Maker Days, Manager Days, and the Secret to Sustained Momentum

Before you ever step onstage or share your ideas publicly, you need time and space to create insights worth sharing. That’s why how you manage your time, especially your creative time, is so critical.
The distinction that changes everything
One of the frameworks that has made the biggest difference in my own productivity is distinguishing between “maker time” and “manager time.” The concept comes from Paul Graham, who observed that people doing deep work, writers, designers, entrepreneurs, all need long, uninterrupted stretches of time to focus. Meanwhile, managers tend to structure their days around meetings, calls, and quick decision-making.
Both are necessary. But blending them haphazardly in a single day can tank your productivity.
How I structure my weeks
That’s why I’ve adopted a clear boundary. I cluster all my calls and meetings onto “manager days,” and protect “maker days” as sacred time for deep, focused work.
On maker days, I avoid calls, batch my email responses, and give myself the luxury of full concentration. That’s when I do my best thinking, write content, and develop new ideas and curriculum.

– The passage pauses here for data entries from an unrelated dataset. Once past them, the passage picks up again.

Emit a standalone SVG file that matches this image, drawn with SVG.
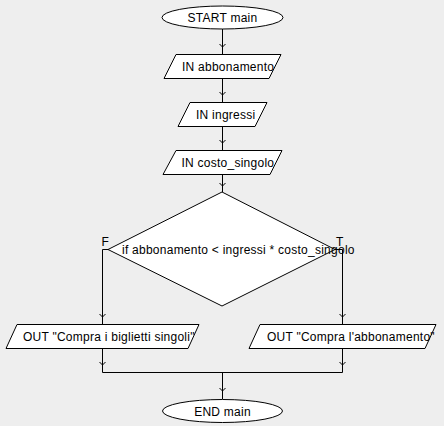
<svg xmlns="http://www.w3.org/2000/svg" xmlns:xlink="http://www.w3.org/1999/xlink" width="444" height="426" viewBox="0 0 444 426">
<style>
.shape{fill:#ffffff;stroke:#000000;stroke-width:1}
.conn{fill:none;stroke:#000000;stroke-width:1}
text{font-family:"Liberation Sans",Arial,sans-serif;font-size:12px;fill:#000000;letter-spacing:0.25px}
</style>
<defs>
<path id="chev" d="M-3,-3 L0,0 L3,-3" fill="none" stroke="#000" stroke-width="1"/>
</defs>
<rect x="0" y="0" width="444" height="426" fill="#eeeeee"/>
<g id="connectors">
<path class="conn" d="M222.5,29 V54"/>
<path class="conn" d="M222.5,78 V102"/>
<path class="conn" d="M222.5,126 V150"/>
<path class="conn" d="M222.5,174 V192"/>
<path class="conn" d="M108,249.5 H102.5 V324"/>
<path class="conn" d="M335,249.5 H342.5 V324"/>
<path class="conn" d="M102.5,348 V372.5 H342.5 V348"/>
<path class="conn" d="M222.5,372.5 V399"/>
<use xlink:href="#chev" x="222.5" y="47"/>
<use xlink:href="#chev" x="222.5" y="95"/>
<use xlink:href="#chev" x="222.5" y="143"/>
<use xlink:href="#chev" x="222.5" y="186"/>
<use xlink:href="#chev" x="102.5" y="317"/>
<use xlink:href="#chev" x="342.5" y="317"/>
<use xlink:href="#chev" x="102.5" y="365"/>
<use xlink:href="#chev" x="342.5" y="365"/>
<use xlink:href="#chev" x="222.5" y="391"/>
</g>
<g id="start">
<ellipse class="shape" cx="222.5" cy="17.5" rx="60.5" ry="11.5"/>
<text x="222.5" y="22" text-anchor="middle">START main</text>
</g>
<g id="in1">
<polygon class="shape" points="176,54.5 281,54.5 269,78.5 164,78.5"/>
<text x="182" y="70.5">IN abbonamento</text>
</g>
<g id="in2">
<polygon class="shape" points="190,102.5 267,102.5 255,126.5 178,126.5"/>
<text x="196" y="118.5">IN ingressi</text>
</g>
<g id="in3">
<polygon class="shape" points="176,150.5 282,150.5 270,174.5 163,174.5"/>
<text x="181.5" y="166.5">IN costo_singolo</text>
</g>
<g id="decision">
<polygon class="shape" points="222,192 335,249.5 222,306 108,249.5"/>
<text x="122" y="253.5">if abbonamento &lt; ingressi * costo_singolo</text>
<text x="101.5" y="246">F</text>
<text x="336" y="246">T</text>
</g>
<g id="out1">
<polygon class="shape" points="17,324.5 199,324.5 188,348.5 6,348.5"/>
<text x="23" y="340.5">OUT "Compra i biglietti singoli"</text>
</g>
<g id="out2">
<polygon class="shape" points="260,324.5 436,324.5 425,348.5 249,348.5"/>
<text x="267" y="340.5">OUT "Compra l'abbonamento"</text>
</g>
<g id="end">
<ellipse class="shape" cx="222.5" cy="411" rx="60" ry="11.5"/>
<text x="222.5" y="415.5" text-anchor="middle">END main</text>
</g>
</svg>
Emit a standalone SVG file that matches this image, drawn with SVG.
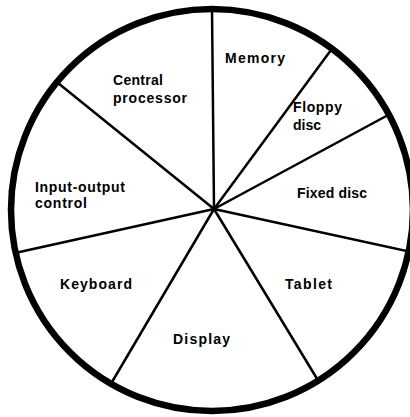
<svg xmlns="http://www.w3.org/2000/svg" width="410" height="417" viewBox="0 0 410 417">
<style>
.rim{fill:none;stroke:#000;stroke-width:6.5}
.spoke{stroke:#000;stroke-width:2.5;stroke-linecap:round}
.lbl{font-family:"Liberation Sans",Arial,Helvetica,sans-serif;font-weight:bold;font-size:14px;fill:#000}
</style>
<rect width="410" height="417" fill="#fff"/>
<g id="connectors">
<line class="spoke" x1="214" y1="209" x2="212" y2="9"/>
<line class="spoke" x1="214" y1="209" x2="331" y2="50"/>
<line class="spoke" x1="214" y1="209" x2="390" y2="114"/>
<line class="spoke" x1="214" y1="209" x2="411" y2="252"/>
<line class="spoke" x1="214" y1="209" x2="319" y2="382"/>
<line class="spoke" x1="214" y1="209" x2="112" y2="382"/>
<line class="spoke" x1="214" y1="209" x2="15" y2="253"/>
<line class="spoke" x1="214" y1="209" x2="58" y2="83"/>
<circle class="rim" cx="212" cy="210" r="201"/>
</g>
<g id="memory"><text class="lbl" x="225" y="63" textLength="60" lengthAdjust="spacing">Memory</text></g>
<g id="floppy"><text class="lbl" x="293" y="112" textLength="49" lengthAdjust="spacing">Floppy</text><text class="lbl" x="293" y="130">disc</text></g>
<g id="fixed"><text class="lbl" x="297" y="198" textLength="70" lengthAdjust="spacing">Fixed disc</text></g>
<g id="tablet"><text class="lbl" x="285" y="289" textLength="47" lengthAdjust="spacing">Tablet</text></g>
<g id="display"><text class="lbl" x="173" y="344" textLength="57" lengthAdjust="spacing">Display</text></g>
<g id="keyboard"><text class="lbl" x="60" y="289" textLength="72" lengthAdjust="spacing">Keyboard</text></g>
<g id="io"><text class="lbl" x="35" y="192" textLength="90" lengthAdjust="spacing">Input-output</text><text class="lbl" x="35" y="208" textLength="52" lengthAdjust="spacing">control</text></g>
<g id="cpu"><text class="lbl" x="113" y="85" textLength="50" lengthAdjust="spacing">Central</text><text class="lbl" x="113" y="103" textLength="74" lengthAdjust="spacing">processor</text></g>
</svg>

I’ve found that batching these modes doesn’t just help me get more done. It helps me feel better. There’s less context-switching, less cognitive fatigue, and far more momentum. When I know I have a manager day coming up, I can power through a packed schedule without frustration. And when I hit a maker day, I feel fully present for the work that requires space and depth.
Protecting your creative time
Of course, maker days don’t always happen on their own. You have to fight for them. That might mean blocking off recurring time on your calendar, saying no to midweek meetings, or setting up autoresponders to create clearer boundaries.
The goal is to give yourself the same level of respect and protection for your creative work as you would for any external deadline.
What would become possible?
Ask yourself: When was the last time you had a full day without meetings to focus on creative work? What would become possible if you had one day a week to build your ideas? What’s one shift you can make to start carving out that time?
If you’re serious about sharing your message and building your platform, protecting your time is the foundation. That’s what enables you to write the article, deliver the talk, or launch the project that moves your work forward.